While the company considered alternatives like Broadcom, Ericsson, and Intel as far back as 2012, none of them could meet specifications, Apple's director of cellular systems architecture Matthias Sauer said in testimony on Jan. 18, as reported by Bloomberg. The company relied on Qualcomm 4G modems until 2016's iPhone 7.
Apple did consider using Intel for a 2014 iPad, Sauer added, but skipped the idea out of business reasons and a decision that it didn't need the specifications it had been looking for, such as carrier aggregation.
The FTC's lawsuit accuses Qualcomm of antitrust violations by forcing chip buyers to sign patent licenses at inflated rates. The Commission rested its case last week.
Qualcomm has defended its practices by a number of means, for example pointing to the high cost of innovation. Apple though has called the chipmaker's demands "onerous," at one point asking Apple to cross-license all its intellectual property to get a direct license for standards-essential patents, something Apple decided to skip.
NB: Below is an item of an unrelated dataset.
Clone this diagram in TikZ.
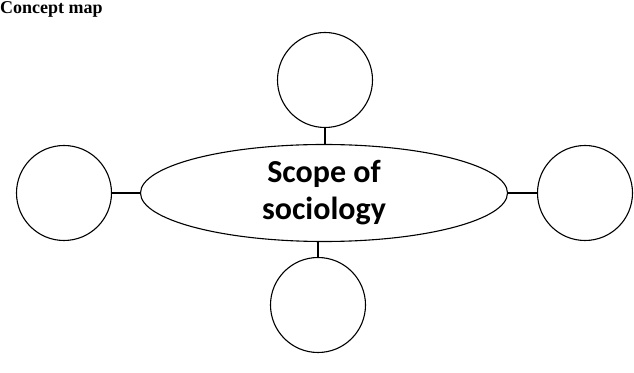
\documentclass[tikz,border=0pt]{standalone}
\usepackage{fontspec}
\setmainfont{Liberation Serif}
\newfontfamily\calib{Carlito}
\usetikzlibrary{shapes.geometric}
\begin{document}
\begin{tikzpicture}[x=1pt,y=1pt,
  bubble/.style={draw,circle,line width=1.1pt,minimum size=95pt,inner sep=0pt},
  hub/.style={draw,ellipse,line width=1.1pt,minimum width=367pt,minimum height=97pt,inner sep=0pt,align=center,font=\calib\bfseries\fontsize{32}{37}\selectfont},
  link/.style={line width=1.1pt}]
\useasboundingbox (0,0) rectangle (634,372);
\node[anchor=north west,font=\bfseries\fontsize{18}{20}\selectfont,inner sep=0pt] (title) at (0,371) {Concept map};
\node[hub] (c) at (324,179) {Scope of\\sociology};
\node[bubble] (t) at (325,292) {};
\node[bubble] (l) at (64,179) {};
\node[bubble] (r) at (585,179) {};
\node[bubble] (b) at (318,67) {};
\draw[link] (t.south) -- (c.north -| t.south);
\draw[link] (l.east) -- (c.west);
\draw[link] (r.west) -- (c.east);
\draw[link] (b.north) -- (b.north |- c.south);
\end{tikzpicture}
\end{document}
COO Jeff Williams recently revealed that Apple wanted to return to a mix of Intel and Qualcomm modems for 2018 iPhones, but was shot down by Qualcomm CEO Steve Mollenkopf. The two companies have been engaged in a global legal war since 2017, instigated by Apple, which sued over nearly $1 billion in rebates allegedly withheld as retaliation for cooperation with antitrust investigators.